Yamaguchi agreed and moved his chair closer to me so we could both look at the textbook. His side was slightly touching mine and it honestly felt a bit uncomfortable. I had no room to move over though so I just had to bear through it.
Lunch time was coming to a close and we had managed to cover a lot of the material. I was happy that I was able to help him out and also got a refresher for myself.
"Yachi-san, thank you so much for helping me out today. Things make a lot more sense now" he smiled at me. It was an honest smile.
"No problem Yamaguchi-san." I had said it before I realized it and he noticed it too. I guess I just wasn't ready to deepen our friendship yet.
"Hey, I was wondering" he started, "maybe we could do something after practice today. I really enjoyed spending this time with you"
That caught me off guard. Was Yamaguchi interested in me? I was getting nervous. Yamaguchi was a really nice guy but I had never thought about him as more than a friend. And we were barely even that to be honest. I'm just not interested in him as more than that. Maybe I'm overthinking everything. I do that a lot.
"Sorry Yamaguchi" I said. "After practice I'm going to try and talk to Hinata."
"Oh right! I completely forgot about him" he laughed. "Well maybe we can do it some other time"
He continued to laugh and I fear it was a way to mask his frustration. Then he placed his hand on mine. It maybe was there for a second or two. Before I could react and remove my hand I felt my other hand being pulled back.

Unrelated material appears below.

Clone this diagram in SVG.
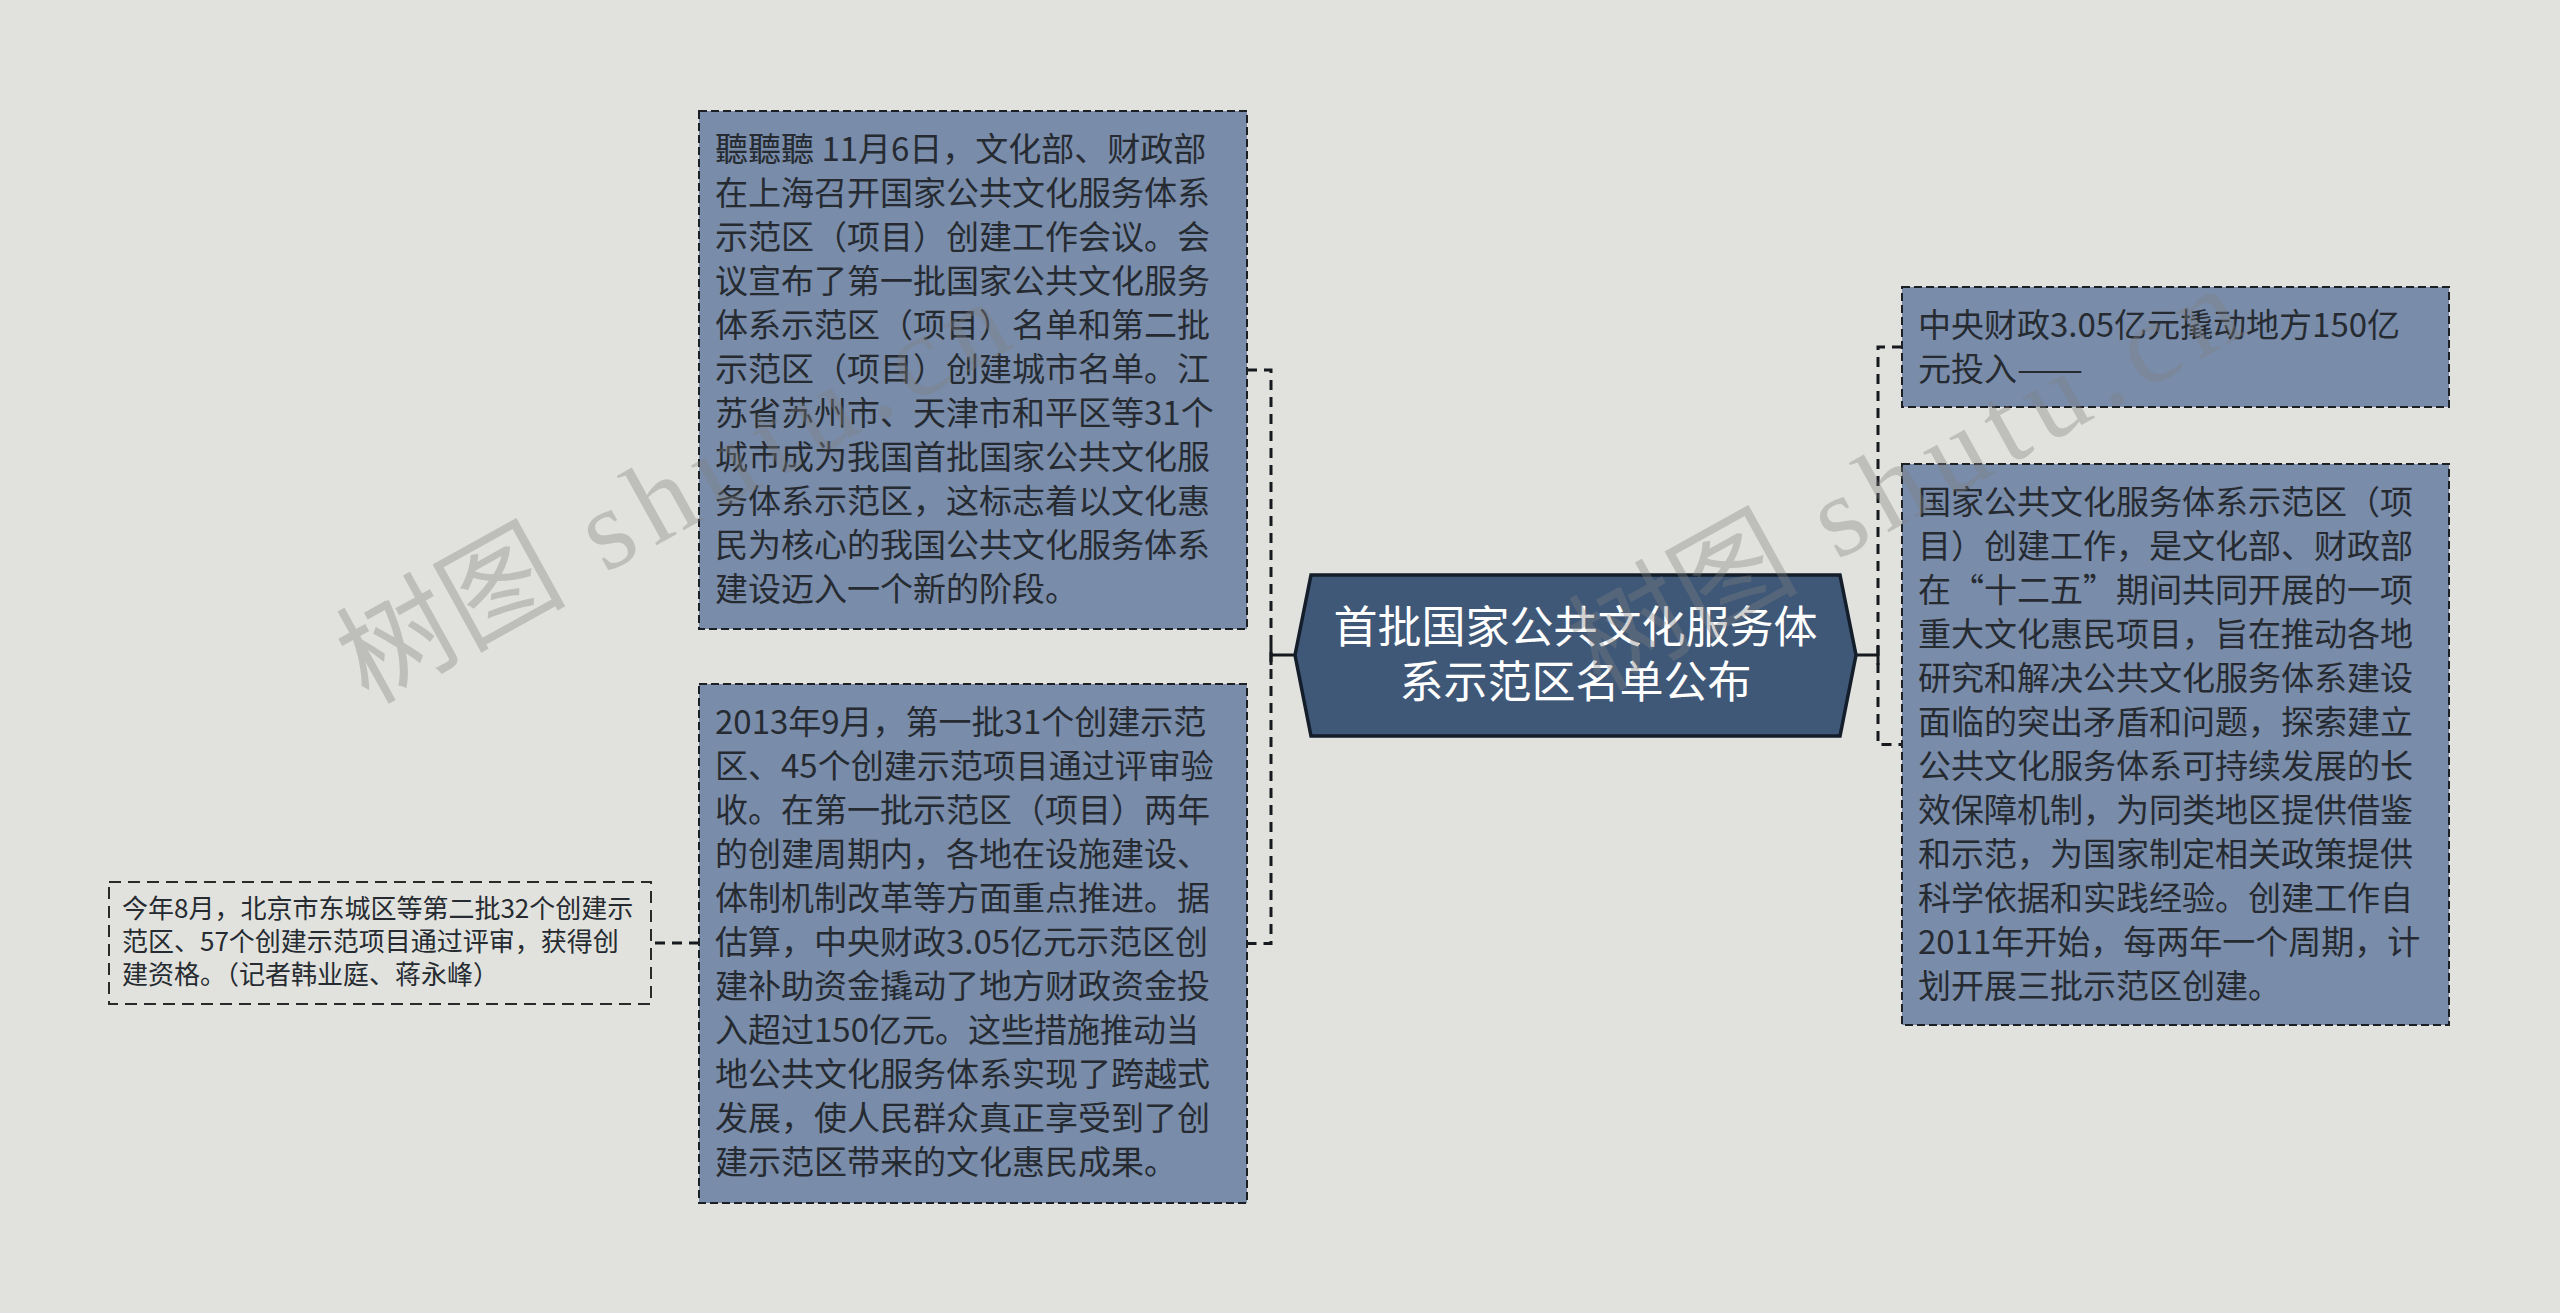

I turned to see the reason and I just saw his back as he pulled me out of the chair and then out of the library all together. He continued to guide me through the school and I could just see all the students just looking at us. It was just like the time he dragged me so I could tell my mom I was going to be manager. Except this was 100 times more nerve-wracking for some reason. I just felt all the eyes on us and he still hadn't said anything.
We found ourselves outside the school and by the bicycle racks. He unlocked his and turned to me.
"Get on" he said to me. "Please."
He stared at me with his piercing eyes. A look I had seen before and had always sent chills down my spine. For some reason it didn't this time. There was something else in his eyes. It wasn't the normal air of intimidation. They had a gentle glow to them. They made me feel safe. So safe that I didn't even argue despite how confusing the last few minutes had been. I just got on the bike and wrapped my arms around his waist as we started moving.
I had no idea where we were headed. I knew it would be ok though. I was with him after all.
A/N: I apologize that it took so long to update this story. My father has been in the hospital for the last couple of weeks and things have been pretty hectic. I also got my work shift switched to graveyard so I haven't had much time to write. I realized that I find comfort in writing so I'm going to try to keep to a more organized schedule. I appreciate all those who have taken the time to read my little story.